Challenge: Repeat the data verbatim.

Data extract:
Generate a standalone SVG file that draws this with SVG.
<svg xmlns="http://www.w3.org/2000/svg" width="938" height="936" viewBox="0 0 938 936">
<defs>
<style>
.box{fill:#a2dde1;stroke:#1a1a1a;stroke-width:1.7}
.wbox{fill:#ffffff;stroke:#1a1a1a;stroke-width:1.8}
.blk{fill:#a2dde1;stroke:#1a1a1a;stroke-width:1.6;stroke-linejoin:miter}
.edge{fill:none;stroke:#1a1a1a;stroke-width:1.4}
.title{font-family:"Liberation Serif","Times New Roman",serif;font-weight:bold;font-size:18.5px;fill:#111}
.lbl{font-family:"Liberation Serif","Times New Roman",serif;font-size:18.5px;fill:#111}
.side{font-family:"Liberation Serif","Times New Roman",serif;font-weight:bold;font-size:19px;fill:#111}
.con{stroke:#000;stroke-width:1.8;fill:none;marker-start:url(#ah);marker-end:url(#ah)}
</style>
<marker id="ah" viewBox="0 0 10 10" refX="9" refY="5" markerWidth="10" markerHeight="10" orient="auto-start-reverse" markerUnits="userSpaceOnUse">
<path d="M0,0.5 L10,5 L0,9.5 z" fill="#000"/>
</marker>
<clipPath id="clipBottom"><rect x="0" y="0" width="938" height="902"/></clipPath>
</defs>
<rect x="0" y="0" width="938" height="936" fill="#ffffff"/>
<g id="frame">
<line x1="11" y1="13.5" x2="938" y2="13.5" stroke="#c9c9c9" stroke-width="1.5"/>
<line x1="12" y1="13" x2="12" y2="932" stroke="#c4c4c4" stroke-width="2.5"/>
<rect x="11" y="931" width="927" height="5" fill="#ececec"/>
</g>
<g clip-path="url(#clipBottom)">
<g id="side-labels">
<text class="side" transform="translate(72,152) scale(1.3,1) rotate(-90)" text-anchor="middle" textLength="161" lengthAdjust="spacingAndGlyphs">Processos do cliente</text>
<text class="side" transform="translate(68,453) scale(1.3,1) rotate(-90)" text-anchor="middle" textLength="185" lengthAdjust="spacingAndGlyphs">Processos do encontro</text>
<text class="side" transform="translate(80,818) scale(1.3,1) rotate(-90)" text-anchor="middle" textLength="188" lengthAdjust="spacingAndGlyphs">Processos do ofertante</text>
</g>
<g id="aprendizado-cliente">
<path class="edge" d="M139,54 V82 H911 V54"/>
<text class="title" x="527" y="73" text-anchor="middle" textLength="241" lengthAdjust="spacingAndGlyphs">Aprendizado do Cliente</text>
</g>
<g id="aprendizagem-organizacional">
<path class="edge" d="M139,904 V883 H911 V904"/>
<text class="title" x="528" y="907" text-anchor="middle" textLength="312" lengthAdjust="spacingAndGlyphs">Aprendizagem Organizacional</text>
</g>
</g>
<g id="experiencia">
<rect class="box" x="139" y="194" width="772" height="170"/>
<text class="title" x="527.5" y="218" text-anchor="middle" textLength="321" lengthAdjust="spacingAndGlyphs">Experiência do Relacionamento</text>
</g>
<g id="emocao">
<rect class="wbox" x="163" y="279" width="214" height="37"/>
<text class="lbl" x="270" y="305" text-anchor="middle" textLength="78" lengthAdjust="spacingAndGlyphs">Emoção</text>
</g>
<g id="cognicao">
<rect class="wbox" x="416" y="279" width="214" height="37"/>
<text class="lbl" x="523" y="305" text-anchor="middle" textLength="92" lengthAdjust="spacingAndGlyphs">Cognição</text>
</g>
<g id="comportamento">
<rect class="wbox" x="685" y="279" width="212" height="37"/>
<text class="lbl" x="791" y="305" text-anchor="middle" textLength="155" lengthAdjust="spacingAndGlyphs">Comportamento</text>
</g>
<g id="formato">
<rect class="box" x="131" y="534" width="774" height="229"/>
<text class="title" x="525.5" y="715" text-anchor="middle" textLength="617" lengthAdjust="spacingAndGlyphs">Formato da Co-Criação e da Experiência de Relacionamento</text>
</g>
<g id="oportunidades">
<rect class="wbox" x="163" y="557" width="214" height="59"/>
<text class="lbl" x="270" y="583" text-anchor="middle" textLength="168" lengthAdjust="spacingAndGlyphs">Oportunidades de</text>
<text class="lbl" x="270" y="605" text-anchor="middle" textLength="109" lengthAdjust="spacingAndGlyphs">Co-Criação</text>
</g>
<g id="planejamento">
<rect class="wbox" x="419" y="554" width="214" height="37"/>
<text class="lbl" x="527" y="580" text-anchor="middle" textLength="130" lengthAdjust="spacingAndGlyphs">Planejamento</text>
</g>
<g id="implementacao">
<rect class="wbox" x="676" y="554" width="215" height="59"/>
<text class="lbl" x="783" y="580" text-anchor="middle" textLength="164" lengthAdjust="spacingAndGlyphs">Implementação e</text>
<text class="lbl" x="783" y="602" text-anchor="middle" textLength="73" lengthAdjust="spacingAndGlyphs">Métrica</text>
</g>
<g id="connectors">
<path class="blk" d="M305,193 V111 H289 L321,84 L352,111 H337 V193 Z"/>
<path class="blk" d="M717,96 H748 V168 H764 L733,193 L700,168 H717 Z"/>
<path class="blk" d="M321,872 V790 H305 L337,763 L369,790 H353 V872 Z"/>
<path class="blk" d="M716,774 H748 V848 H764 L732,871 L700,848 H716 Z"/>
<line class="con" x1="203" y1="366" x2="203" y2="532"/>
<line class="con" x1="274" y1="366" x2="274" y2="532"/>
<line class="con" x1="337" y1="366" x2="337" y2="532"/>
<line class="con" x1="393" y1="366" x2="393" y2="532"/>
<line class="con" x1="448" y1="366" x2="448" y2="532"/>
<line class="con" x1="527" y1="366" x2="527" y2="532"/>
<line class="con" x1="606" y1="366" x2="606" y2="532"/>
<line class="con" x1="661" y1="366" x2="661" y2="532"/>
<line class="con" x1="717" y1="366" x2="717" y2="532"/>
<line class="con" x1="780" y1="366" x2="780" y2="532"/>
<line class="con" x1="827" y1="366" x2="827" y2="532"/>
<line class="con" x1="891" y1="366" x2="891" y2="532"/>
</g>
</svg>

Response to the exercise:
Generate a standalone SVG file that draws this with SVG.
<svg xmlns="http://www.w3.org/2000/svg" width="938" height="936" viewBox="0 0 938 936">
<defs>
<style>
.box{fill:#a2dde1;stroke:#1a1a1a;stroke-width:1.7}
.wbox{fill:#ffffff;stroke:#1a1a1a;stroke-width:1.8}
.blk{fill:#a2dde1;stroke:#1a1a1a;stroke-width:1.6;stroke-linejoin:miter}
.edge{fill:none;stroke:#1a1a1a;stroke-width:1.4}
.title{font-family:"Liberation Serif","Times New Roman",serif;font-weight:bold;font-size:18.5px;fill:#111}
.lbl{font-family:"Liberation Serif","Times New Roman",serif;font-size:18.5px;fill:#111}
.side{font-family:"Liberation Serif","Times New Roman",serif;font-weight:bold;font-size:19px;fill:#111}
.con{stroke:#000;stroke-width:1.8;fill:none;marker-start:url(#ah);marker-end:url(#ah)}
</style>
<marker id="ah" viewBox="0 0 10 10" refX="9" refY="5" markerWidth="10" markerHeight="10" orient="auto-start-reverse" markerUnits="userSpaceOnUse">
<path d="M0,0.5 L10,5 L0,9.5 z" fill="#000"/>
</marker>
<clipPath id="clipBottom"><rect x="0" y="0" width="938" height="902"/></clipPath>
</defs>
<rect x="0" y="0" width="938" height="936" fill="#ffffff"/>
<g id="frame">
<line x1="11" y1="13.5" x2="938" y2="13.5" stroke="#c9c9c9" stroke-width="1.5"/>
<line x1="12" y1="13" x2="12" y2="932" stroke="#c4c4c4" stroke-width="2.5"/>
<rect x="11" y="931" width="927" height="5" fill="#ececec"/>
</g>
<g clip-path="url(#clipBottom)">
<g id="side-labels">
<text class="side" transform="translate(72,152) scale(1.3,1) rotate(-90)" text-anchor="middle" textLength="161" lengthAdjust="spacingAndGlyphs">Processos do cliente</text>
<text class="side" transform="translate(68,453) scale(1.3,1) rotate(-90)" text-anchor="middle" textLength="185" lengthAdjust="spacingAndGlyphs">Processos do encontro</text>
<text class="side" transform="translate(80,818) scale(1.3,1) rotate(-90)" text-anchor="middle" textLength="188" lengthAdjust="spacingAndGlyphs">Processos do ofertante</text>
</g>
<g id="aprendizado-cliente">
<path class="edge" d="M139,54 V82 H911 V54"/>
<text class="title" x="527" y="73" text-anchor="middle" textLength="241" lengthAdjust="spacingAndGlyphs">Aprendizado do Cliente</text>
</g>
<g id="aprendizagem-organizacional">
<path class="edge" d="M139,904 V883 H911 V904"/>
<text class="title" x="528" y="907" text-anchor="middle" textLength="312" lengthAdjust="spacingAndGlyphs">Aprendizagem Organizacional</text>
</g>
</g>
<g id="experiencia">
<rect class="box" x="139" y="194" width="772" height="170"/>
<text class="title" x="527.5" y="218" text-anchor="middle" textLength="321" lengthAdjust="spacingAndGlyphs">Experiência do Relacionamento</text>
</g>
<g id="emocao">
<rect class="wbox" x="163" y="279" width="214" height="37"/>
<text class="lbl" x="270" y="305" text-anchor="middle" textLength="78" lengthAdjust="spacingAndGlyphs">Emoção</text>
</g>
<g id="cognicao">
<rect class="wbox" x="416" y="279" width="214" height="37"/>
<text class="lbl" x="523" y="305" text-anchor="middle" textLength="92" lengthAdjust="spacingAndGlyphs">Cognição</text>
</g>
<g id="comportamento">
<rect class="wbox" x="685" y="279" width="212" height="37"/>
<text class="lbl" x="791" y="305" text-anchor="middle" textLength="155" lengthAdjust="spacingAndGlyphs">Comportamento</text>
</g>
<g id="formato">
<rect class="box" x="131" y="534" width="774" height="229"/>
<text class="title" x="525.5" y="715" text-anchor="middle" textLength="617" lengthAdjust="spacingAndGlyphs">Formato da Co-Criação e da Experiência de Relacionamento</text>
</g>
<g id="oportunidades">
<rect class="wbox" x="163" y="557" width="214" height="59"/>
<text class="lbl" x="270" y="583" text-anchor="middle" textLength="168" lengthAdjust="spacingAndGlyphs">Oportunidades de</text>
<text class="lbl" x="270" y="605" text-anchor="middle" textLength="109" lengthAdjust="spacingAndGlyphs">Co-Criação</text>
</g>
<g id="planejamento">
<rect class="wbox" x="419" y="554" width="214" height="37"/>
<text class="lbl" x="527" y="580" text-anchor="middle" textLength="130" lengthAdjust="spacingAndGlyphs">Planejamento</text>
</g>
<g id="implementacao">
<rect class="wbox" x="676" y="554" width="215" height="59"/>
<text class="lbl" x="783" y="580" text-anchor="middle" textLength="164" lengthAdjust="spacingAndGlyphs">Implementação e</text>
<text class="lbl" x="783" y="602" text-anchor="middle" textLength="73" lengthAdjust="spacingAndGlyphs">Métrica</text>
</g>
<g id="connectors">
<path class="blk" d="M305,193 V111 H289 L321,84 L352,111 H337 V193 Z"/>
<path class="blk" d="M717,96 H748 V168 H764 L733,193 L700,168 H717 Z"/>
<path class="blk" d="M321,872 V790 H305 L337,763 L369,790 H353 V872 Z"/>
<path class="blk" d="M716,774 H748 V848 H764 L732,871 L700,848 H716 Z"/>
<line class="con" x1="203" y1="366" x2="203" y2="532"/>
<line class="con" x1="274" y1="366" x2="274" y2="532"/>
<line class="con" x1="337" y1="366" x2="337" y2="532"/>
<line class="con" x1="393" y1="366" x2="393" y2="532"/>
<line class="con" x1="448" y1="366" x2="448" y2="532"/>
<line class="con" x1="527" y1="366" x2="527" y2="532"/>
<line class="con" x1="606" y1="366" x2="606" y2="532"/>
<line class="con" x1="661" y1="366" x2="661" y2="532"/>
<line class="con" x1="717" y1="366" x2="717" y2="532"/>
<line class="con" x1="780" y1="366" x2="780" y2="532"/>
<line class="con" x1="827" y1="366" x2="827" y2="532"/>
<line class="con" x1="891" y1="366" x2="891" y2="532"/>
</g>
</svg>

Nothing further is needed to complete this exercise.